Getting an early start
I’m amazed by some of the statistics reported in this article in today’s Times:
These numbers seem incredible to me, despite the fact that the other high school in my district has offered a 4-year Mandarin sequence for close to a decade now. (Our school had classes in Hebrew and Farsi, which better represented the demographics of our side of town, in addition to the French, Spanish, Latin, and (a conversational course in) Italian available throughout the district.) The amazingness of some of these programs speaks for itself, as in this description of the nascent endeavor in Chicago’s public schools:
One recent morning, a class of third graders bowed to one another and introduced themselves in Chinese, and a class of fourth graders practiced writing numbers in Chinese characters on marker boards. Chinese classes began at Alcott in February, but more students are already choosing it over Spanish.
Even more surprising is the fact that these classes are not just being implemented in the richest and whitest of neighborhoods (or in affluent suburbs like my own hometown)–in Chicago at least, a number of the participating schools are predominantly black or Hispanic. This diversity in the cultural and economic backgrounds of the students involved, and the varying education levels of their parents, may contribute to some concerns about the difficulty of teaching Chinese to little kids from the inner city, but lack of knowledge isn’t the only reason behind that wariness. Even if they know something about what it takes to learn Chinese (as I do), they’d still have rationale for their worries:
Some parents here worry at first about how relevant the Chinese classes are and whether they will be too difficult. The Foreign Service Institute, which trains American diplomats, ranks Chinese as one of the four most time-intensive languages to learn. An average English speaker takes 1,320 hours to become proficient in Chinese, compared with 480 hours in French, Spanish or Italian, the institute says.

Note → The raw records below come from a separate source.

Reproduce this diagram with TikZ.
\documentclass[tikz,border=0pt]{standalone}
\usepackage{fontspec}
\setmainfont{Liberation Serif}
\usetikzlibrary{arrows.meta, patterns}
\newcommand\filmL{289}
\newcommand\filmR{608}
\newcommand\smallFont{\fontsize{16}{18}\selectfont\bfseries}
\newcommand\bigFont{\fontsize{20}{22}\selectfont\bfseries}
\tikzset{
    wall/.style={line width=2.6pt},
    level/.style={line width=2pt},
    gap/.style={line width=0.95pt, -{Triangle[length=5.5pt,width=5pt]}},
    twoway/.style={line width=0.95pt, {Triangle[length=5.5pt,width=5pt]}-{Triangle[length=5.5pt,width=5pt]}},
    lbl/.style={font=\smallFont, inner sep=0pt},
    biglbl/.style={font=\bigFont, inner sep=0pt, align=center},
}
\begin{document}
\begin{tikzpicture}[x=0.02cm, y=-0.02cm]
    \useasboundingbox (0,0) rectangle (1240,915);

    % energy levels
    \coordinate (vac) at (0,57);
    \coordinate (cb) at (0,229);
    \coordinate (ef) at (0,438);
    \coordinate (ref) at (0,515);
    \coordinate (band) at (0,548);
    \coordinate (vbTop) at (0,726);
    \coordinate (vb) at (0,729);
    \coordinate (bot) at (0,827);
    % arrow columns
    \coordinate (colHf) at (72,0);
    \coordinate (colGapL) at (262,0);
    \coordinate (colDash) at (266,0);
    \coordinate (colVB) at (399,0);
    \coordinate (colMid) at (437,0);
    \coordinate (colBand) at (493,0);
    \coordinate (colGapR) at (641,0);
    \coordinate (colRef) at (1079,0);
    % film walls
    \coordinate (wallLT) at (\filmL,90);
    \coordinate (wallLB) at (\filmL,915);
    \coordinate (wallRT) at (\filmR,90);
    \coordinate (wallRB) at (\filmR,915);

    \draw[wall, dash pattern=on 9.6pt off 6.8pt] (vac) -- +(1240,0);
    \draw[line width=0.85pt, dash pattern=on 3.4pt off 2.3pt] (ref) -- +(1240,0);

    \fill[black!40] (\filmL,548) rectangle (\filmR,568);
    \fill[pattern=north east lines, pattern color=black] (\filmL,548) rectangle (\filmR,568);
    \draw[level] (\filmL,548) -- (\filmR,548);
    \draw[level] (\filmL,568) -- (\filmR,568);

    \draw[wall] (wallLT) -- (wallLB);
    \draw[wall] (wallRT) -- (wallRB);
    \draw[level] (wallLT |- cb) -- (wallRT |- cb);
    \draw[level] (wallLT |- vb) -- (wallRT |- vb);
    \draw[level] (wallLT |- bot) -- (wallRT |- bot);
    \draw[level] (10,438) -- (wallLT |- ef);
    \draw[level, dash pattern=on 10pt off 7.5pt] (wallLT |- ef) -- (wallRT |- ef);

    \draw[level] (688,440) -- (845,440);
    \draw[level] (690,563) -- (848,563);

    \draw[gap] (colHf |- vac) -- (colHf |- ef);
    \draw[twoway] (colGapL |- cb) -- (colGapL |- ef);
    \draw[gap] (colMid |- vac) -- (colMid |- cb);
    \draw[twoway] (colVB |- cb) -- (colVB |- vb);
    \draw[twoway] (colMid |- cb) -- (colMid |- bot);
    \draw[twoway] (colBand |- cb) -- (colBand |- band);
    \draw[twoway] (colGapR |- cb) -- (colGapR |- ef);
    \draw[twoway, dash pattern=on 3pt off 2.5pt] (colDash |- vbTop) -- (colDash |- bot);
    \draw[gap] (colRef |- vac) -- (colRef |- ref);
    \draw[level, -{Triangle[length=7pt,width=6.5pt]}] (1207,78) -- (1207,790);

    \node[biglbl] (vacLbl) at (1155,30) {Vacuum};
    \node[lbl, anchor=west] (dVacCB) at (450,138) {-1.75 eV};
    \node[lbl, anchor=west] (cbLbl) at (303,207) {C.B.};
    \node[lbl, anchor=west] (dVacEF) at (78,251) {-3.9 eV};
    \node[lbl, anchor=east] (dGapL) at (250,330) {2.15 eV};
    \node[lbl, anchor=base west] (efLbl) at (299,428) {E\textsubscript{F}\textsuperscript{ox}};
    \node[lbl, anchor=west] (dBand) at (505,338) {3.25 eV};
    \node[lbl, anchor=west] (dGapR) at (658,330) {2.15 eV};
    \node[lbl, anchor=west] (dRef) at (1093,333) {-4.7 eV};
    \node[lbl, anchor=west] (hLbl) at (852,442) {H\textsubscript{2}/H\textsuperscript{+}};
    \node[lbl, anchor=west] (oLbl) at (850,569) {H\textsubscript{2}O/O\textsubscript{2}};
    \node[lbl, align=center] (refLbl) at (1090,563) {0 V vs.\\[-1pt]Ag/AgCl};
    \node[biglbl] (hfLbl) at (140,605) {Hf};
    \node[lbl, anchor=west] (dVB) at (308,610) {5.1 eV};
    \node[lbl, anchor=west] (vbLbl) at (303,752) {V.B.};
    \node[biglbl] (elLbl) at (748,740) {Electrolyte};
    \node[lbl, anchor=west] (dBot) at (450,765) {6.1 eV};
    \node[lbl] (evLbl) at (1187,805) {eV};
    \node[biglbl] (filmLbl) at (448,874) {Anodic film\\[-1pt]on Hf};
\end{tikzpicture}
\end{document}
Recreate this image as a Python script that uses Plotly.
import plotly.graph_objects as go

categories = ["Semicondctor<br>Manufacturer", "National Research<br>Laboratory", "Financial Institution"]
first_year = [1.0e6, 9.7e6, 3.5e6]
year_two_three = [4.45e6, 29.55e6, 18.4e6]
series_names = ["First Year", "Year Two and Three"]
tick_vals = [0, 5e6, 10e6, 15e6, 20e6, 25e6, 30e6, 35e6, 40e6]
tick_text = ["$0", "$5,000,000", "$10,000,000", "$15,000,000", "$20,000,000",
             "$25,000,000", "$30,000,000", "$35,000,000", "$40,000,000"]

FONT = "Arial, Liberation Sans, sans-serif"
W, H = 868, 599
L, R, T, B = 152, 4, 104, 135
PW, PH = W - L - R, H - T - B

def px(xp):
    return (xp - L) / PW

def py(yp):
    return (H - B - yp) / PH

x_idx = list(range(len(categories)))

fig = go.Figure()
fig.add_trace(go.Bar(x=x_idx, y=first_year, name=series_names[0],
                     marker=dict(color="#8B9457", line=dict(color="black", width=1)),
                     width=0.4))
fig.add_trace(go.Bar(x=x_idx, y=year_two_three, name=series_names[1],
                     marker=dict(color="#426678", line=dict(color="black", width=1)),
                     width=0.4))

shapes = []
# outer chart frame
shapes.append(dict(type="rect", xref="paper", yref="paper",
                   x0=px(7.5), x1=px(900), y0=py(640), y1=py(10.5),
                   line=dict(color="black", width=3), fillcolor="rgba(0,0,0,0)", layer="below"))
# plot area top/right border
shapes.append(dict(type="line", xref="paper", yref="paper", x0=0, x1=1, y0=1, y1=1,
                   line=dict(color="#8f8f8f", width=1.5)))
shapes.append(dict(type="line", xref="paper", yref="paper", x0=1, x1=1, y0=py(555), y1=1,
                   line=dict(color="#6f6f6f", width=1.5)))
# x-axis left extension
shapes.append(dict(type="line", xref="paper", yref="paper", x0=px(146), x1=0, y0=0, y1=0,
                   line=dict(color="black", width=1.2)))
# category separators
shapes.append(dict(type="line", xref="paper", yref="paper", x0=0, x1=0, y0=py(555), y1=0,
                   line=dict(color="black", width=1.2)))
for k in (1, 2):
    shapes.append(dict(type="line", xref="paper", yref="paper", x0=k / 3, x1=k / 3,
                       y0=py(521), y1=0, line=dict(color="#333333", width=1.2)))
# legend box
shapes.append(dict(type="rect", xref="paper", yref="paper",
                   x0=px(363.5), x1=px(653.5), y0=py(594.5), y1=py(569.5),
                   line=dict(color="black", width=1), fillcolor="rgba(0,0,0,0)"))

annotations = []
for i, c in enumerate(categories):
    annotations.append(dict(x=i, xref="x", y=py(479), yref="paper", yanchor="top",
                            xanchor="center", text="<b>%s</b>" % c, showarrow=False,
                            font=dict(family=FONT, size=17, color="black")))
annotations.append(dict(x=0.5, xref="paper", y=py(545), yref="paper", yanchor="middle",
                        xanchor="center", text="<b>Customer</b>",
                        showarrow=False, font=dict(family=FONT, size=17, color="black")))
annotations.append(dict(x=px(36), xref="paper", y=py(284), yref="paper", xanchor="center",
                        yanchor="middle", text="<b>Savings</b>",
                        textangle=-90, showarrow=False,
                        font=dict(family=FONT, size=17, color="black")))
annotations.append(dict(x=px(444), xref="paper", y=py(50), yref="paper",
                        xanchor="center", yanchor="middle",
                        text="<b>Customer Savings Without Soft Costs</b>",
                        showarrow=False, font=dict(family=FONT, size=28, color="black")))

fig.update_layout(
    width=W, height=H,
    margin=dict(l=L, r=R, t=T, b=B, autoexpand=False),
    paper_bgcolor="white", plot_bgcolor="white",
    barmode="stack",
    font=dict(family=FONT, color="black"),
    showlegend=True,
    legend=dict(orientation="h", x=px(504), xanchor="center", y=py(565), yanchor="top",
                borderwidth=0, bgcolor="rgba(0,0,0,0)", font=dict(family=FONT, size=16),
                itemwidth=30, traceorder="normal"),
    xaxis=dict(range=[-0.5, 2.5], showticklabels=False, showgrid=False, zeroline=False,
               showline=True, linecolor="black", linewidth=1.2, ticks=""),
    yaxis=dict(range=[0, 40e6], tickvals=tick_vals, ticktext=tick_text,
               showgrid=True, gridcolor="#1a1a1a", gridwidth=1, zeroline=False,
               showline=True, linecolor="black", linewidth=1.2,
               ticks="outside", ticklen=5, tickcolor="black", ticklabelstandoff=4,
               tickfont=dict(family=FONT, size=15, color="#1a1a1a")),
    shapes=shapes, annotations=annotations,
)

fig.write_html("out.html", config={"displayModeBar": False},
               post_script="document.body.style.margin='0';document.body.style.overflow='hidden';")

Programs like this are terrific, and not just because they expose children that might otherwise grow up with a somewhat limited perspective of the world around them with a sense of its true expansiveness and manifold cultural differences. It’s also just plain awesome that these 10-year-olds are able to start learning any language, and especially one that both takes many years to learn well and is much easier to acquire at a young age. Even though I attended one of the best public schools in the country, the only foreign language instruction I was able to receive before the sixth grade was a month-long before school Spanish program in fourth grade in which we met for a half-hour two or three times a week and learned how to count and say hello (and perhaps a few other words that I forgot long before I again had a chance to take up studying the language). This kid, Raul Freire, the 9-year-old son of an Ecuadorian immigrant, has had the opportunity of a lifetime to miss a few minutes of gym, art, and music and gain the world instead:
“Mostly everybody in the school wants to take Chinese,” Raul said. “I think about being a traveler when I grow up, so I have to learn as many languages as I can.”
I can’t help but be jealous of kids able to participate in programs like these–and to be inspired to work even harder on my own studies here, so some little kid who’s never left the South Side can’t speak Chinese better than I can!